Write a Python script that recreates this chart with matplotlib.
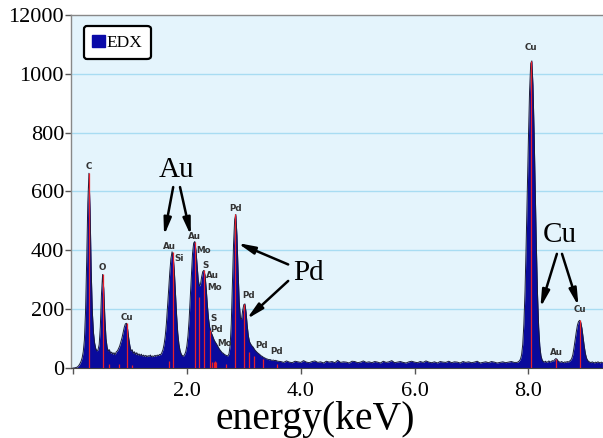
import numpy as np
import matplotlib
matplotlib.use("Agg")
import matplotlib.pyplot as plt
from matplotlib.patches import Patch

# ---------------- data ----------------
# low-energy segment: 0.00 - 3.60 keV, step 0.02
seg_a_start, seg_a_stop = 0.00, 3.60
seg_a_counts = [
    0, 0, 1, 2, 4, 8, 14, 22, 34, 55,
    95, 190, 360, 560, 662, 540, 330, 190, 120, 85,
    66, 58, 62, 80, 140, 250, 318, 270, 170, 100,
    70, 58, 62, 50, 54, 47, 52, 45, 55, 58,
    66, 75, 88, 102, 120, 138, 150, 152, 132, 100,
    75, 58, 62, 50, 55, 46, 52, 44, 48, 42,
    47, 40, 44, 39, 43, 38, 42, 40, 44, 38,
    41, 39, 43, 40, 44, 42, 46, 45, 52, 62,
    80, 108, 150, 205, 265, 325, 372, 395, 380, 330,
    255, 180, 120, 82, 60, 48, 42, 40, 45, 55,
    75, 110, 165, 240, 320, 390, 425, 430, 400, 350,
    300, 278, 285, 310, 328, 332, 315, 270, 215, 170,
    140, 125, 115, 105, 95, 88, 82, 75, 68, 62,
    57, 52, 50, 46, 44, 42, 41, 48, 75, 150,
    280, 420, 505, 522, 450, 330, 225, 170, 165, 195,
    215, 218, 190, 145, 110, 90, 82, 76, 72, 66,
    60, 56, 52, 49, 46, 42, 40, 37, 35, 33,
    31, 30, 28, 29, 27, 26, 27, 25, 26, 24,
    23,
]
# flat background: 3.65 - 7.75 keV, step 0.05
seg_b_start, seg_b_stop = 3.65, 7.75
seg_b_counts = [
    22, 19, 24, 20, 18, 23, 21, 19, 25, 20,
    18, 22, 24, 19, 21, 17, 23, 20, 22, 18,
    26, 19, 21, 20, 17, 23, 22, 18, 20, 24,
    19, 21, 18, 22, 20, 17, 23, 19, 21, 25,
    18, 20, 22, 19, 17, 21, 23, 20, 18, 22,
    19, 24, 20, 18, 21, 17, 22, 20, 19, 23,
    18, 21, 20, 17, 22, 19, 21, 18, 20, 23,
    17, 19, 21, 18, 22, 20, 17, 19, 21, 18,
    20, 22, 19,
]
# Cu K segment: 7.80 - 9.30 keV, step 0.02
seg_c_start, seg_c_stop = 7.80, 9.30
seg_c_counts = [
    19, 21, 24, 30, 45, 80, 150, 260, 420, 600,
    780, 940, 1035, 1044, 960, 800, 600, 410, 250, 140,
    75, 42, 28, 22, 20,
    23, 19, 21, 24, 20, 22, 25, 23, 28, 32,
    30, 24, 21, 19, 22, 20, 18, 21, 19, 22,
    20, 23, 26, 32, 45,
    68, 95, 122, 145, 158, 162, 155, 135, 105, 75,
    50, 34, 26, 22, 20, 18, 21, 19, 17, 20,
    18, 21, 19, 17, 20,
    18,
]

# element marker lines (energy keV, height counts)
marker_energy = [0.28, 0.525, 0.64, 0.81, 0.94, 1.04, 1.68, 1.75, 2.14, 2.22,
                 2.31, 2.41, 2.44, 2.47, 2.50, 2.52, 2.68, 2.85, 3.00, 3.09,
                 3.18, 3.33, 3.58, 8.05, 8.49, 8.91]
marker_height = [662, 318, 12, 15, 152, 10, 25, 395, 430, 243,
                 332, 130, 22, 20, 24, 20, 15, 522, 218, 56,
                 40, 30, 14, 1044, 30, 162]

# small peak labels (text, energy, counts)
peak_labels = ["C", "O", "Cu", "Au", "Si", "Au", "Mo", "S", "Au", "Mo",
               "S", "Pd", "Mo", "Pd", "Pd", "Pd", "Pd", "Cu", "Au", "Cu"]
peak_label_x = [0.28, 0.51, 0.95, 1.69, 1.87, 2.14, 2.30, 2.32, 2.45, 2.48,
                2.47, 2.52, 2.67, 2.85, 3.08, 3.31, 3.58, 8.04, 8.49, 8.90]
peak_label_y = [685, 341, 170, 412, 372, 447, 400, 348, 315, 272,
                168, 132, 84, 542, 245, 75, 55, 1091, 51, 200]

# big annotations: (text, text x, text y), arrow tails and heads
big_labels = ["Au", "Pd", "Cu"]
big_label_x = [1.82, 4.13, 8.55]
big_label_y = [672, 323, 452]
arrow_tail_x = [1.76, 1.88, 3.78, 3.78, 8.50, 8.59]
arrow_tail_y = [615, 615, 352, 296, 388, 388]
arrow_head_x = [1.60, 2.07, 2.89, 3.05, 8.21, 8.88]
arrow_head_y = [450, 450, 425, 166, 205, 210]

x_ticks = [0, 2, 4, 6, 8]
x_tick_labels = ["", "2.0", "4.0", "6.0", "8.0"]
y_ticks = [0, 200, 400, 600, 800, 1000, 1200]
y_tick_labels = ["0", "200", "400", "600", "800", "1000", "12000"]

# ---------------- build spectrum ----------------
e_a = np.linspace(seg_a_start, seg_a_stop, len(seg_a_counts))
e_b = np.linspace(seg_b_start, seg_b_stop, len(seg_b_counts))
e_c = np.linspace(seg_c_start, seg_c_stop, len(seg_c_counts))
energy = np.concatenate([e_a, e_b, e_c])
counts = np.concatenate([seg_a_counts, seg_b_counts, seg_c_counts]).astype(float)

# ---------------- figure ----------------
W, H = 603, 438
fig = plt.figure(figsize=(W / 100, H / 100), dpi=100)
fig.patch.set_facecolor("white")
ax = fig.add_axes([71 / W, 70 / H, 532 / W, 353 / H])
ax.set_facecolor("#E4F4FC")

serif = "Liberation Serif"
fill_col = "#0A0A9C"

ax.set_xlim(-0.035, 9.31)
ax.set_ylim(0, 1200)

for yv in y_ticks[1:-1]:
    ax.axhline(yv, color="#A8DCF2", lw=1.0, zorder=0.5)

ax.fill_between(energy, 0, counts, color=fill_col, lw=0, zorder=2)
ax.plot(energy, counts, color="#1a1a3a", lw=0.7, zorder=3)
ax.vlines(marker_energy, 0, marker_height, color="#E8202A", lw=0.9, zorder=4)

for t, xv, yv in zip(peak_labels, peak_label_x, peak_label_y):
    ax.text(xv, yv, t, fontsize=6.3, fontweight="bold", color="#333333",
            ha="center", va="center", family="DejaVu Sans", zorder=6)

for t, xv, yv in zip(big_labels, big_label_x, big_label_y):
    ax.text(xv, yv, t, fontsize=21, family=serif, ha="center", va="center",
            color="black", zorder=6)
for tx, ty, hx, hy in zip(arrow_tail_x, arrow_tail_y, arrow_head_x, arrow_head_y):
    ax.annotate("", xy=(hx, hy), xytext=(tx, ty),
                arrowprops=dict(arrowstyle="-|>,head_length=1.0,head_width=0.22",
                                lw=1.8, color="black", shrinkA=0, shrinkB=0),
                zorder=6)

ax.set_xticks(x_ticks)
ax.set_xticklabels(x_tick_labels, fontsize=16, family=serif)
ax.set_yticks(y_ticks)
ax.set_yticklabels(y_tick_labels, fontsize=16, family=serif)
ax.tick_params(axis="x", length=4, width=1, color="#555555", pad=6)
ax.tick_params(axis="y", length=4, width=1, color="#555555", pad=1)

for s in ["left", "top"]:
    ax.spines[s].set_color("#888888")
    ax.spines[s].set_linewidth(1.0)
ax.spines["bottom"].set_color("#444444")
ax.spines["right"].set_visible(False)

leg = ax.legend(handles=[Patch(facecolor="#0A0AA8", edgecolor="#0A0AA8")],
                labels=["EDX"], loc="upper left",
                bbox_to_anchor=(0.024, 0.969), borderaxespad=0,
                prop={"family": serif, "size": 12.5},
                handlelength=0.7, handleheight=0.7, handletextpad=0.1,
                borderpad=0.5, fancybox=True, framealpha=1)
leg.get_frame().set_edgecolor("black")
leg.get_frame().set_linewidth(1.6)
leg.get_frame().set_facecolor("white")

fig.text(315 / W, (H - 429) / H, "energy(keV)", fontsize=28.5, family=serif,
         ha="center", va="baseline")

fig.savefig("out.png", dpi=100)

### Task description
Transcribe the opening line of the listing above, please, and every line after it through the line with "from matplotlib.patches import Patch", word for word, without pictures.

### Output
Write a Python script that recreates this chart with matplotlib.
import numpy as np
import matplotlib
matplotlib.use("Agg")
import matplotlib.pyplot as plt
from matplotlib.patches import Patch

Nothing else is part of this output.